▶ [TASK BRIEF]:
Transcribe every line from the top down to the line with "14.17], [4.90, 14.82]];", both ends included, but not the pictures.

▶ [SOURCE DATA]:
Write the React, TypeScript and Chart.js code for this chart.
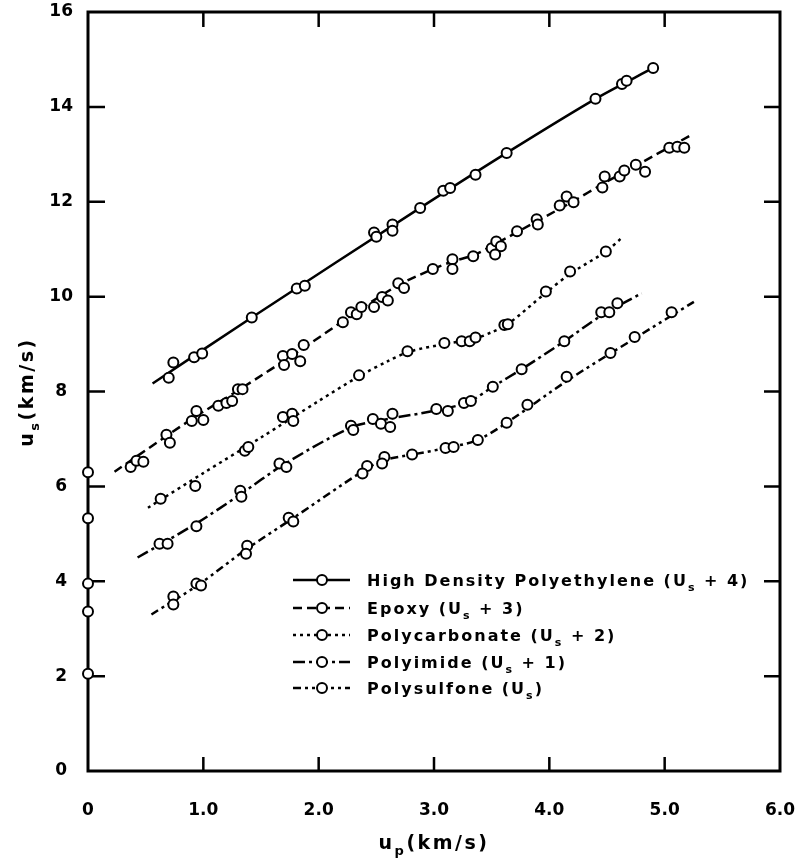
import React, { useEffect, useRef } from 'react';
import { Chart, registerables } from 'chart.js';

Chart.register(...registerables);

// ---------- data ----------
const X_TICK_LABELS = ['0', '1.0', '2.0', '3.0', '4.0', '5.0', '6.0'];
const X_TICK_VALUES = [0, 1, 2, 3, 4, 5, 6];
const Y_TICK_VALUES = [0, 2, 4, 6, 8, 10, 12, 14, 16];
const INNER_TICKS_X = [1, 2, 3, 4, 5];
const INNER_TICKS_Y = [2, 4, 6, 8, 10, 12, 14];

const SERIES_LABELS = [
  'High Density Polyethylene (U_s + 4)',
  'Epoxy (U_s + 3)',
  'Polycarbonate (U_s + 2)',
  'Polyimide (U_s + 1)',
  'Polysulfone (U_s)',
];

const SERIES_DASHES: number[][] = [[], [9, 5], [3, 4], [12, 4, 3, 4], [8, 4, 3, 4, 3, 4]];

const hdpePoints = [
  [0.70, 8.29], [0.74, 8.61], [0.92, 8.72], [0.99, 8.80], [1.42, 9.56], [1.81, 10.17],
  [1.88, 10.23], [2.48, 11.35], [2.50, 11.26], [2.64, 11.52], [2.64, 11.39], [2.88, 11.87],
  [3.08, 12.23], [3.14, 12.29], [3.36, 12.57], [3.63, 13.03], [4.40, 14.17], [4.63, 14.48],
  [4.67, 14.55], [4.90, 14.82],
];
const hdpeFit = [[0.56, 8.17], [1.42, 9.56], [2.88, 11.87], [3.63, 13.03], [4.40, 14.17], [4.90, 14.82]];

const epoxyPoints = [
  [0.37, 6.41], [0.42, 6.54], [0.48, 6.52], [0.68, 7.09], [0.71, 6.92], [0.90, 7.38],
  [0.94, 7.59], [1.00, 7.40], [1.13, 7.70], [1.20, 7.76], [1.25, 7.80], [1.30, 8.05],
  [1.34, 8.05], [1.69, 8.75], [1.77, 8.79], [1.84, 8.64], [1.70, 8.56], [1.87, 8.98],
  [2.21, 9.46], [2.28, 9.67], [2.33, 9.63], [2.37, 9.78], [2.48, 9.78], [2.55, 9.99],
  [2.60, 9.92], [2.69, 10.28], [2.74, 10.18], [2.99, 10.58], [3.16, 10.79], [3.16, 10.58],
  [3.34, 10.85], [3.50, 11.02], [3.54, 11.16], [3.58, 11.06], [3.53, 10.89], [3.72, 11.38],
  [3.89, 11.63], [3.90, 11.52], [4.09, 11.92], [4.15, 12.11], [4.21, 11.99], [4.46, 12.30],
  [4.48, 12.53], [4.61, 12.53], [4.65, 12.66], [4.75, 12.78], [4.83, 12.63], [5.04, 13.14],
  [5.11, 13.16], [5.17, 13.14],
];
const epoxyFit = [
  [0.23, 6.31], [0.90, 7.42], [1.30, 8.02], [1.87, 8.92], [2.37, 9.75], [2.69, 10.24],
  [2.99, 10.58], [3.16, 10.74], [3.34, 10.87], [3.54, 11.12], [3.90, 11.60], [4.20, 12.00],
  [4.48, 12.40], [4.75, 12.76], [5.24, 13.42],
];

const pcPoints = [
  [0.63, 5.74], [0.93, 6.01], [1.36, 6.75], [1.39, 6.83], [1.69, 7.46], [1.77, 7.53],
  [1.78, 7.38], [2.35, 8.34], [2.77, 8.85], [3.09, 9.02], [3.24, 9.06], [3.31, 9.06],
  [3.36, 9.14], [3.61, 9.40], [3.64, 9.42], [3.97, 10.11], [4.18, 10.53], [4.49, 10.95],
];
const pcFit = [
  [0.52, 5.55], [1.00, 6.28], [1.50, 7.03], [2.00, 7.80], [2.35, 8.32], [2.60, 8.64],
  [2.80, 8.85], [3.09, 9.00], [3.36, 9.12], [3.50, 9.25], [3.64, 9.42], [3.97, 10.08],
  [4.18, 10.48], [4.49, 10.95], [4.62, 11.22],
];

const piPoints = [
  [0.62, 4.79], [0.69, 4.79], [0.94, 5.16], [1.32, 5.91], [1.33, 5.78], [1.66, 6.48],
  [1.72, 6.41], [2.28, 7.28], [2.30, 7.19], [2.47, 7.42], [2.54, 7.32], [2.62, 7.25],
  [2.64, 7.53], [3.02, 7.63], [3.12, 7.59], [3.26, 7.76], [3.32, 7.80], [3.51, 8.10],
  [3.76, 8.47], [4.13, 9.06], [4.45, 9.67], [4.52, 9.67], [4.59, 9.86],
];
const piFit = [
  [0.43, 4.50], [0.94, 5.22], [1.32, 5.83], [1.69, 6.45], [2.28, 7.24], [2.60, 7.42],
  [3.02, 7.60], [3.30, 7.78], [3.51, 8.10], [3.76, 8.47], [4.13, 9.06], [4.45, 9.60],
  [4.80, 10.07],
];

const psPoints = [
  [0.74, 3.68], [0.74, 3.51], [0.94, 3.95], [0.98, 3.91], [1.38, 4.75], [1.37, 4.58],
  [1.74, 5.34], [1.78, 5.26], [2.42, 6.43], [2.38, 6.27], [2.57, 6.62], [2.55, 6.48],
  [2.81, 6.67], [3.10, 6.81], [3.17, 6.83], [3.38, 6.98], [3.63, 7.34], [3.81, 7.72],
  [4.15, 8.31], [4.53, 8.81], [4.74, 9.15], [5.06, 9.67],
];
const psFit = [
  [0.55, 3.30], [0.96, 3.93], [1.37, 4.67], [1.76, 5.30], [2.40, 6.35], [2.56, 6.55],
  [2.81, 6.67], [3.13, 6.82], [3.38, 6.98], [3.63, 7.34], [4.15, 8.22], [4.74, 9.12],
  [5.26, 9.90],
];

const interceptPoints = [[0, 6.30], [0, 5.33], [0, 3.95], [0, 3.36], [0, 2.05]];

const SERIES_POINTS = [hdpePoints, epoxyPoints, pcPoints, piPoints, psPoints];
const SERIES_FITS = [hdpeFit, epoxyFit, pcFit, piFit, psFit];

const X_TITLE = 'u_p(km/s)';
const Y_TITLE = 'u_s(km/s)';

// ---------- helpers ----------
const FONT = '"DejaVu Sans", sans-serif';
type Part = { t: string; sub: boolean };

function parseRich(s: string): Part[] {
  const parts: Part[] = [];
  let buf = '';
  for (let i = 0; i < s.length; i++) {
    if (s[i] === '_' && i + 1 < s.length) {
      if (buf) parts.push({ t: buf, sub: false });
      buf = '';
      parts.push({ t: s[i + 1], sub: true });
      i++;
    } else buf += s[i];
  }
  if (buf) parts.push({ t: buf, sub: false });
  return parts;
}

function drawRich(ctx: any, s: string, x: number, y: number, size: number, spacing: number, align: 'left' | 'center') {
  const parts = parseRich(s);
  const subSize = Math.round(size * 0.68);
  ctx.save();
  ctx.fillStyle = '#000';
  ctx.textAlign = 'left';
  ctx.textBaseline = 'alphabetic';
  try { ctx.letterSpacing = spacing + 'px'; } catch (e) { /* ignore */ }
  const widths = parts.map((p) => {
    ctx.font = `bold ${p.sub ? subSize : size}px ${FONT}`;
    return ctx.measureText(p.t).width;
  });
  const total = widths.reduce((a, b) => a + b, 0);
  let cx = align === 'center' ? x - total / 2 : x;
  parts.forEach((p, i) => {
    ctx.font = `bold ${p.sub ? subSize : size}px ${FONT}`;
    ctx.fillText(p.t, cx, p.sub ? y + size * 0.32 : y);
    cx += widths[i];
  });
  ctx.restore();
}

const toXY = (arr: number[][]) => arr.map(([x, y]) => ({ x, y }));

const zeroPad = (s: any) => {
  s.paddingLeft = 0;
  s.paddingRight = 0;
  s.paddingTop = 0;
  s.paddingBottom = 0;
};

const framePlugin = {
  id: 'frame',
  beforeDatasetsDraw(chart: any) {
    const { ctx, chartArea: a, scales } = chart;
    ctx.save();
    ctx.strokeStyle = '#000';
    ctx.lineWidth = 3;
    ctx.strokeRect(a.left, a.top, a.right - a.left, a.bottom - a.top);
    ctx.lineWidth = 2.5;
    ctx.beginPath();
    INNER_TICKS_X.forEach((v) => {
      const px = scales.x.getPixelForValue(v);
      ctx.moveTo(px, a.bottom);
      ctx.lineTo(px, a.bottom - 14);
      ctx.moveTo(px, a.top);
      ctx.lineTo(px, a.top + 15);
    });
    INNER_TICKS_Y.forEach((v) => {
      const py = scales.y.getPixelForValue(v);
      ctx.moveTo(a.left, py);
      ctx.lineTo(a.left + 17, py);
      ctx.moveTo(a.right, py);
      ctx.lineTo(a.right - 16, py);
    });
    ctx.stroke();
    ctx.restore();
  },
};

const decorPlugin = {
  id: 'decor',
  afterDraw(chart: any) {
    const { ctx, chartArea: a } = chart;
    // axis titles
    drawRich(ctx, X_TITLE, (a.left + a.right) / 2, 849, 19, 2.5, 'center');
    ctx.save();
    ctx.translate(33, 392);
    ctx.rotate(-Math.PI / 2);
    drawRich(ctx, Y_TITLE, 0, 0, 19, 2.5, 'center');
    ctx.restore();
    // legend
    const rows = [580, 608, 635, 662, 688];
    SERIES_LABELS.forEach((label, i) => {
      const ry = rows[i];
      ctx.save();
      ctx.strokeStyle = '#000';
      ctx.lineWidth = 2.5;
      ctx.setLineDash(SERIES_DASHES[i]);
      ctx.beginPath();
      ctx.moveTo(293, ry);
      ctx.lineTo(350, ry);
      ctx.stroke();
      ctx.setLineDash([]);
      ctx.beginPath();
      ctx.arc(322, ry, 5, 0, Math.PI * 2);
      ctx.fillStyle = '#fff';
      ctx.fill();
      ctx.lineWidth = 2;
      ctx.stroke();
      ctx.restore();
      drawRich(ctx, label, 367, ry + 6, 16, 2, 'left');
    });
  },
};

export default function App() {
  const ref = useRef<HTMLCanvasElement>(null);
  useEffect(() => {
    if (!ref.current) return;
    const datasets: any[] = [];
    SERIES_LABELS.forEach((label, i) => {
      datasets.push({
        label: label + ' fit',
        data: toXY(SERIES_FITS[i]),
        showLine: true,
        borderColor: '#000',
        borderWidth: 2.5,
        borderDash: SERIES_DASHES[i],
        pointRadius: 0,
        tension: 0.3,
        order: 2,
      });
      datasets.push({
        label,
        data: toXY(SERIES_POINTS[i]),
        showLine: false,
        pointRadius: 5,
        pointBorderWidth: 2,
        pointBorderColor: '#000',
        pointBackgroundColor: '#fff',
        order: 1,
      });
    });
    datasets.push({
      label: 'intercepts',
      data: toXY(interceptPoints),
      showLine: false,
      pointRadius: 5,
      pointBorderWidth: 2,
      pointBorderColor: '#000',
      pointBackgroundColor: '#fff',
      clip: false,
      order: 0,
    });

    const chart = new Chart(ref.current, {
      type: 'scatter',
      data: { datasets },
      options: {
        animation: false,
        responsive: false,
        devicePixelRatio: 1,
        layout: { padding: { left: 0, top: 12, right: 20, bottom: 0 } },
        plugins: { legend: { display: false }, tooltip: { enabled: false } },
        scales: {
          x: {
            type: 'linear',
            min: 0,
            max: 6,
            afterFit: (s: any) => { s.height = 94; zeroPad(s); },
            afterBuildTicks: (s: any) => { s.ticks = X_TICK_VALUES.map((v) => ({ value: v })); },
            grid: { display: false, drawTicks: false },
            border: { display: false },
            ticks: {
              padding: 29,
              color: '#000',
              font: { family: 'DejaVu Sans', weight: 'bold', size: 17 },
              callback: (v: any) => X_TICK_LABELS[X_TICK_VALUES.indexOf(Number(v))] ?? '',
              maxRotation: 0,
              autoSkip: false,
            },
          },
          y: {
            type: 'linear',
            min: 0,
            max: 16,
            afterFit: (s: any) => { s.width = 88; zeroPad(s); },
            afterBuildTicks: (s: any) => { s.ticks = Y_TICK_VALUES.map((v) => ({ value: v })); },
            grid: { display: false, drawTicks: false },
            border: { display: false },
            ticks: {
              padding: 15,
              crossAlign: 'center',
              color: '#000',
              font: { family: 'DejaVu Sans', weight: 'bold', size: 17 },
              autoSkip: false,
            },
          },
        },
      },
      plugins: [framePlugin, decorPlugin],
    });
    return () => chart.destroy();
  }, []);

  return (
    <div style={{ position: 'absolute', left: 0, top: 0, width: 800, height: 865, background: '#fff' }}>
      <canvas ref={ref} width={800} height={865} style={{ display: 'block' }} />
    </div>
  );
}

▶ [CORRECT RESPONSE]:
Write the React, TypeScript and Chart.js code for this chart.
import React, { useEffect, useRef } from 'react';
import { Chart, registerables } from 'chart.js';

Chart.register(...registerables);

// ---------- data ----------
const X_TICK_LABELS = ['0', '1.0', '2.0', '3.0', '4.0', '5.0', '6.0'];
const X_TICK_VALUES = [0, 1, 2, 3, 4, 5, 6];
const Y_TICK_VALUES = [0, 2, 4, 6, 8, 10, 12, 14, 16];
const INNER_TICKS_X = [1, 2, 3, 4, 5];
const INNER_TICKS_Y = [2, 4, 6, 8, 10, 12, 14];

const SERIES_LABELS = [
  'High Density Polyethylene (U_s + 4)',
  'Epoxy (U_s + 3)',
  'Polycarbonate (U_s + 2)',
  'Polyimide (U_s + 1)',
  'Polysulfone (U_s)',
];

const SERIES_DASHES: number[][] = [[], [9, 5], [3, 4], [12, 4, 3, 4], [8, 4, 3, 4, 3, 4]];

const hdpePoints = [
  [0.70, 8.29], [0.74, 8.61], [0.92, 8.72], [0.99, 8.80], [1.42, 9.56], [1.81, 10.17],
  [1.88, 10.23], [2.48, 11.35], [2.50, 11.26], [2.64, 11.52], [2.64, 11.39], [2.88, 11.87],
  [3.08, 12.23], [3.14, 12.29], [3.36, 12.57], [3.63, 13.03], [4.40, 14.17], [4.63, 14.48],
  [4.67, 14.55], [4.90, 14.82],
];
const hdpeFit = [[0.56, 8.17], [1.42, 9.56], [2.88, 11.87], [3.63, 13.03], [4.40, 14.17], [4.90, 14.82]];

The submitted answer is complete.